Bush's Cuban quandary

While President Bush has been focused on troublesome problems in far-off Afghanistan, Iraq, Iran, and North Korea, he is paying new attention to Cuba, which could cause election-year problems in his own backyard.

Bush's new interest in Cuba comes at a time when there is evidence of a policy split between Fidel Castro and his hard-line supporters on the one hand, and, on the other, a group of well-placed officials and military men who favor a softer line at home and a warmer relationship with the US.

The maneuverings are subtle and extremely cautious, because overt opposition to Mr. Castro has dire, and sometimes fatal, consequences.

One of the most intriguing signs was the presentation to the Cuban parliament Oct. 3 by dissident leader Oswaldo Paya of 14,384 signatures demanding sweeping political reforms. Last year he delivered 11,020 signatures to the National Assembly voicing similar demands. Lawmakers dismissed the earlier petition, which triggered a government crackdown and lengthy prison sentences for dissidents, including activists in the Varela Project, as the petition movement is called. It is so named after Felix Varela, a Cuban independence hero. But Paya vowed to continue and was back this year.
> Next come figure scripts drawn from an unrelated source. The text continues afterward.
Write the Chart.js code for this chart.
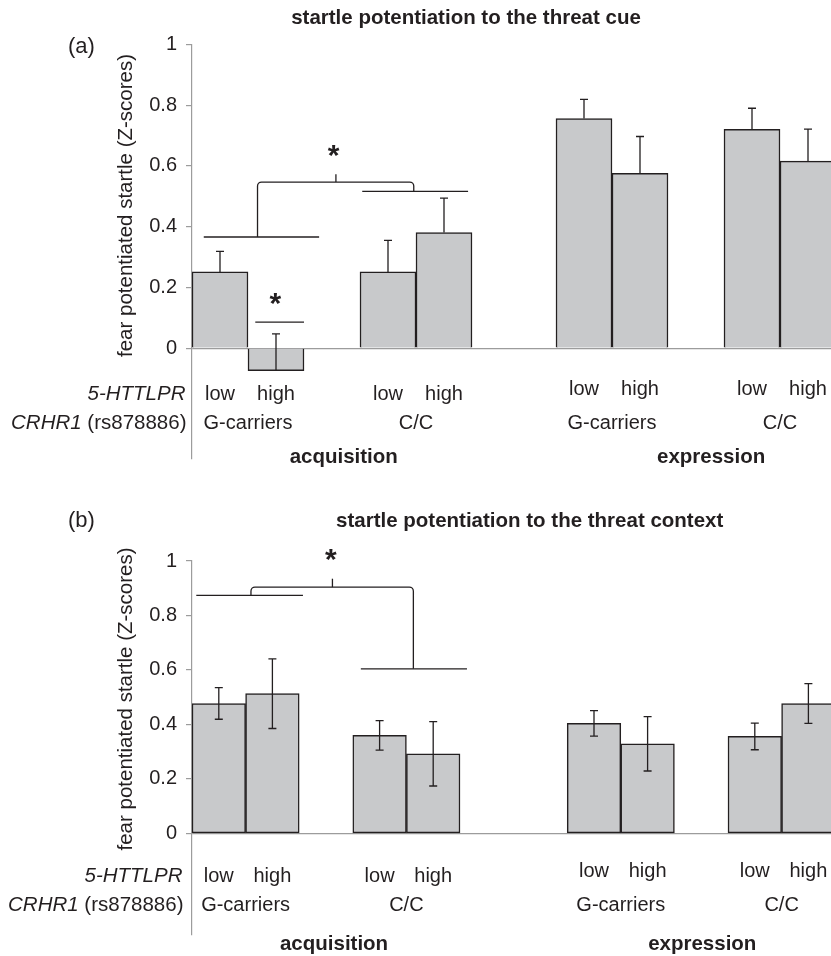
<!DOCTYPE html>
<html>
<head>
<meta charset="utf-8">
<script src="https://cdn.jsdelivr.net/npm/chart.js@4.4.1/dist/chart.umd.min.js"></script>
<style>
  body { margin: 0; background: #fff; }
  #wrap { position: relative; width: 831px; height: 956px; overflow: hidden; background: #fff; }
  canvas { position: absolute; left: 0; }
</style>
</head>
<body>
<div id="wrap">
  <canvas id="chartA" width="870" height="480" style="top:0"></canvas>
  <canvas id="chartB" width="841" height="476" style="top:480px"></canvas>
</div>
<script>
// ---- data ----
const phases = ['acquisition', 'expression'];
const genotypes = ['G-carriers', 'C/C'];      // CRHR1 (rs878886)
const alleles = ['low', 'high'];              // 5-HTTLPR
const yTicks = [0, 0.2, 0.4, 0.6, 0.8, 1];
const yTickLabels = ['0', '0.2', '0.4', '0.6', '0.8', '1'];

// bar order in each phase: G-carriers low, G-carriers high, C/C low, C/C high
const cueAcq = [0.251, -0.074, 0.251, 0.381];
const cueAcqErr = [0.068, 0.121, 0.104, 0.113];
const cueExp = [0.756, 0.576, 0.721, 0.616];
const cueExpErr = [0.063, 0.121, 0.069, 0.105];

const ctxAcq = [0.477, 0.513, 0.360, 0.292];
const ctxAcqErr = [0.058, 0.128, 0.054, 0.118];
const ctxExp = [0.404, 0.329, 0.356, 0.477];
const ctxExpErr = [0.047, 0.100, 0.049, 0.073];

// ---- look ----
const FONT = '"Liberation Sans", Arial, Helvetica, sans-serif';
const INK = '#231f20';
const AXIS = '#9c9c9c';
const BAR = '#c8c9cb';
const SLOTS = 12;              // one bar per slot on the category axis
const barSlots = [0, 1, 3, 4]; // empty slot between the genotypes
const expStart = 7;

const panelA = {
  canvas: 'chartA', slot: 56, areaTop: 44.5, areaBottom: 463, yMin: -0.365,
  halfShift: true, errMode: 'plus', skip: 'start', scaleZ: 1,
  acq: cueAcq, acqErr: cueAcqErr, exp: cueExp, expErr: cueExpErr,
  tag: '(a)', tagBase: 53, title: 'startle potentiation to the threat cue', titleX: 466, titleBase: 24,
  yTitleY: 205.5, rightX: 186.5,
  base: { alleleAcq: 400, alleleExp: 395, geno: 429, phase: 463 },
  phaseX: [2.21, 8.77],
  lines: [
    [[0.63, 0.086], [1.5, 0.086]],
    [[-0.29, 0.366], [1.77, 0.366]],
    [[2.54, 0.516], [4.43, 0.516]],
    [[0.67, 0.366], [0.67, 0.547], [3.46, 0.547], [3.46, 0.516]],
    [[2.07, 0.547], [2.07, 0.573]]
  ],
  stars: [[0.99, 0.161], [2.03, 0.650]]
};

const panelB = {
  canvas: 'chartB', slot: 53.6, areaTop: 81, areaBottom: 470, yMin: -0.373,
  halfShift: false, errMode: 'both', skip: false, scaleZ: 0,
  acq: ctxAcq, acqErr: ctxAcqErr, exp: ctxExp, expErr: ctxExpErr,
  tag: '(b)', tagBase: 46.7, title: 'startle potentiation to the threat context', titleX: 529.7, titleBase: 46.7,
  yTitleY: 219, rightX: 183.5,
  base: { alleleAcq: 401.7, alleleExp: 396.7, geno: 430.7, phase: 470 },
  phaseX: [2.15, 9.02],
  lines: [
    [[-0.42, 0.874], [1.57, 0.874]],
    [[2.65, 0.604], [4.63, 0.604]],
    [[0.60, 0.874], [0.60, 0.904], [3.63, 0.904], [3.63, 0.604]],
    [[2.12, 0.904], [2.12, 0.935]]
  ],
  stars: [[2.09, 1.021]]
};

function place(vals, len, start) {
  const out = Array(len).fill(null);
  barSlots.forEach((s, i) => { out[start + s] = vals[i]; });
  return out;
}

function decor(p) {
  return {
    id: 'decor',
    afterDatasetsDraw(chart) {
      const { ctx } = chart;
      const y = chart.scales.y;
      ctx.save();
      ctx.strokeStyle = INK;
      ctx.lineWidth = 1.3;
      chart.data.datasets.forEach((ds, di) => {
        chart.getDatasetMeta(di).data.forEach((bar, i) => {
          const v = ds.data[i];
          if (v === null) return;
          const e = ds.errors[i];
          const top = y.getPixelForValue(v + e);
          const bot = p.errMode === 'plus' ? bar.y : y.getPixelForValue(v - e);
          ctx.beginPath();
          ctx.moveTo(bar.x, bot); ctx.lineTo(bar.x, top);
          ctx.moveTo(bar.x - 4, top); ctx.lineTo(bar.x + 4, top);
          if (p.errMode !== 'plus') { ctx.moveTo(bar.x - 4, bot); ctx.lineTo(bar.x + 4, bot); }
          ctx.stroke();
        });
      });
      ctx.restore();
    },
    afterDraw(chart) {
      const { ctx } = chart;
      const x = chart.scales.xA, y = chart.scales.y;
      ctx.save();
      ctx.fillStyle = INK;
      ctx.strokeStyle = INK;
      ctx.lineWidth = 1.3;

      // significance brackets
      p.lines.forEach(pts => {
        const q = pts.map(([u, v]) => [x.getPixelForValue(u), y.getPixelForValue(v)]);
        ctx.beginPath();
        ctx.moveTo(q[0][0], q[0][1]);
        for (let i = 1; i < q.length - 1; i++) ctx.arcTo(q[i][0], q[i][1], q[i + 1][0], q[i + 1][1], 4);
        ctx.lineTo(q[q.length - 1][0], q[q.length - 1][1]);
        ctx.stroke();
      });
      ctx.font = 'bold 30px ' + FONT;
      ctx.textAlign = 'center';
      ctx.textBaseline = 'alphabetic';
      const m = ctx.measureText('*');
      p.stars.forEach(([u, v]) => {
        const cy = y.getPixelForValue(v);
        ctx.fillText('*', x.getPixelForValue(u), cy + (m.actualBoundingBoxAscent - m.actualBoundingBoxDescent) / 2);
      });

      // titles
      ctx.font = 'bold 20.5px ' + FONT;
      ctx.fillText(p.title, p.titleX, p.titleBase);
      ctx.textAlign = 'left';
      ctx.font = '22px ' + FONT;
      ctx.fillText(p.tag, 68, p.tagBase);

      // y axis title
      ctx.save();
      ctx.translate(132, p.yTitleY);
      ctx.rotate(-Math.PI / 2);
      ctx.textAlign = 'center';
      ctx.font = '20.5px ' + FONT;
      ctx.fillText('fear potentiated startle (Z-scores)', 0, 0);
      ctx.restore();

      // row headings
      ctx.textAlign = 'right';
      ctx.font = 'italic 20.5px ' + FONT;
      ctx.fillText('5-HTTLPR', p.rightX - 1, p.base.alleleAcq);
      ctx.font = '20.5px ' + FONT;
      const rest = ' (rs878886)';
      ctx.fillText(rest, p.rightX, p.base.geno);
      const w = ctx.measureText(rest).width;
      ctx.font = 'italic 20.5px ' + FONT;
      ctx.fillText('CRHR1', p.rightX - w, p.base.geno);

      // category labels under the bars
      ctx.textAlign = 'center';
      ctx.font = '20px ' + FONT;
      chart.data.datasets.forEach((ds, di) => {
        const bars = chart.getDatasetMeta(di).data.filter((b, i) => ds.data[i] !== null);
        const rowY = di === 0 ? p.base.alleleAcq : p.base.alleleExp;
        bars.forEach((b, i) => ctx.fillText(alleles[i % 2], b.x, rowY));
        genotypes.forEach((g, gi) => {
          ctx.fillText(g, (bars[gi * 2].x + bars[gi * 2 + 1].x) / 2, p.base.geno);
        });
      });
      ctx.font = 'bold 20.5px ' + FONT;
      phases.forEach((ph, i) => ctx.fillText(ph, x.getPixelForValue(p.phaseX[i]), p.base.phase));
      ctx.restore();
    }
  };
}

function buildPanel(p) {
  const el = document.getElementById(p.canvas);
  const eLen = p.halfShift ? SLOTS + 1 : SLOTS;
  const labelsA = Array.from({ length: SLOTS }, (_, i) => 'a' + i);
  const labelsE = Array.from({ length: eLen }, (_, i) => 'e' + i);
  const barStyle = {
    backgroundColor: BAR, borderColor: INK, borderWidth: 1.5, borderSkipped: p.skip,
    categoryPercentage: 1, barPercentage: 1, grouped: false
  };
  new Chart(el, {
    type: 'bar',
    data: {
      datasets: [
        Object.assign({ label: phases[0], xAxisID: 'xA', data: place(p.acq, SLOTS, 0), errors: place(p.acqErr, SLOTS, 0) }, barStyle),
        Object.assign({ label: phases[1], xAxisID: 'xE', data: place(p.exp, eLen, expStart), errors: place(p.expErr, eLen, expStart) }, barStyle)
      ]
    },
    options: {
      responsive: false,
      animation: false,
      layout: {
        padding: { left: 100, top: p.areaTop, bottom: el.height - p.areaBottom, right: el.width - 192 - SLOTS * p.slot }
      },
      plugins: { legend: { display: false }, tooltip: { enabled: false } },
      scales: {
        xA: { type: 'category', labels: labelsA, offset: true, display: false },
        xE: { type: 'category', labels: labelsE, offset: !p.halfShift, display: false },
        y: {
          min: p.yMin, max: 1, z: p.scaleZ,
          afterBuildTicks: s => { s.ticks = yTicks.map(v => ({ value: v })); },
          afterFit: s => { s.width = 92; },
          ticks: {
            color: INK, padding: 9, font: { family: FONT, size: 20 },
            callback: (v, i) => yTickLabels[i]
          },
          grid: {
            color: c => (c.tick && c.tick.value === 0 ? AXIS : 'rgba(0,0,0,0)'),
            tickColor: AXIS, tickLength: 6, lineWidth: 1.2
          },
          border: { color: AXIS, width: 1.2 }
        }
      }
    },
    plugins: [decor(p)]
  });
}

buildPanel(panelA);
buildPanel(panelB);
</script>
</body>
</html>
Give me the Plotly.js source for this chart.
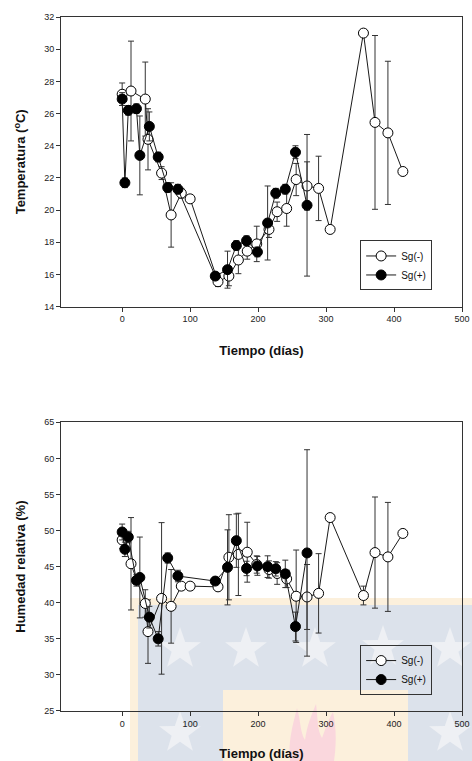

Well-informed Cuban observers say someone in high places has to be protecting him. Says one: "You have to be careful not to upset the apple cart in Cuba. The security system is so tight, you don't just walk into the National Assembly and deliver a petition calling for a referendum on freedom of speech and assembly and amnesty for political prisoners. Somebody allowed him to do it. Somebody opened the door."

But on the other side of the coin, hard-liners around Castro might be deriving comfort from the apparent elevation in the hierarchy of Ramiro Valdez, a semi- retired former interior minister with a reputation for repressive inclinations and activity. In Cuba's July 26 national celebrations he was given a position of honor beside Castro, stirring speculation that he might even be being positioned as Castro's successor, a role long thought to have been reserved for Raoul Castro, whose health may now be in question.

The issue dividing these carefully jousting factions is how Cuba should represent itself to the outside world at a time when its economy is in tatters and it desperately needs foreign friends to come to its aid. Recent arrests, imprisonment of dissidents, and even political executions have soured opinion in European countries like Spain, Italy, France, and Germany where Castro once could find some sympathizers. Meanwhile, President Bush is hanging tough against the normalization of relations between the US and Cuba, which might open the floodgates to trade and travel and generate an inflow to Cuba of desperately needed American dollars.

One Republican senator, Norman Coleman of Minnesota, visited Cuba a few weeks ago in a mind to vote for lifting the sanctions. But after meeting with dissidents, he changed his view. The crackdown in Cuba has also caused slippage of support in the House for lifting the US ban on travel to Cuba, which some economists think could funnel more than $500 million a year into that country. Last month, the House voted 227 to 188 to lift the ban, but support is down from 262 who favored it last year. The president is opposed to such liberalization and, last week, pledged tighter enforcement of the embargo.

"Cuba must change," Mr. Bush told Cuban exiles and anti-Castro groups, and he said he is setting up a government commission to help move Cuba to democracy whenever Castro leaves power. Cuban exiles are a critical Florida voting bloc in the upcoming presidential election.

This was not the softening in the US position that Castro deems essential if he is to ease his terrible financial crisis. One former confidant of Castro says the Cuban leader is now confronted by a dilemma. On the one hand, he could woo Bush by offering a carrot with the concessions apparently being advocated by some of the more pragmatic supporters in his entourage. This could involve going forward with the referendum urged by Oswaldo Paya and the other petition signatories.

The alternative, says this source familiar with Castro's thinking, is to brandish a stick at the US by "raising the ante." He could unleash a flood of Cuban refugees in the direction of the US, thus creating a "massive migration crisis" in the midst of the presidential election campaign.

That is a prospect the president cannot afford to take lightly.

John Hughes, a former editor of the Monitor, is editor and chief operating officer of the Deseret Morning News.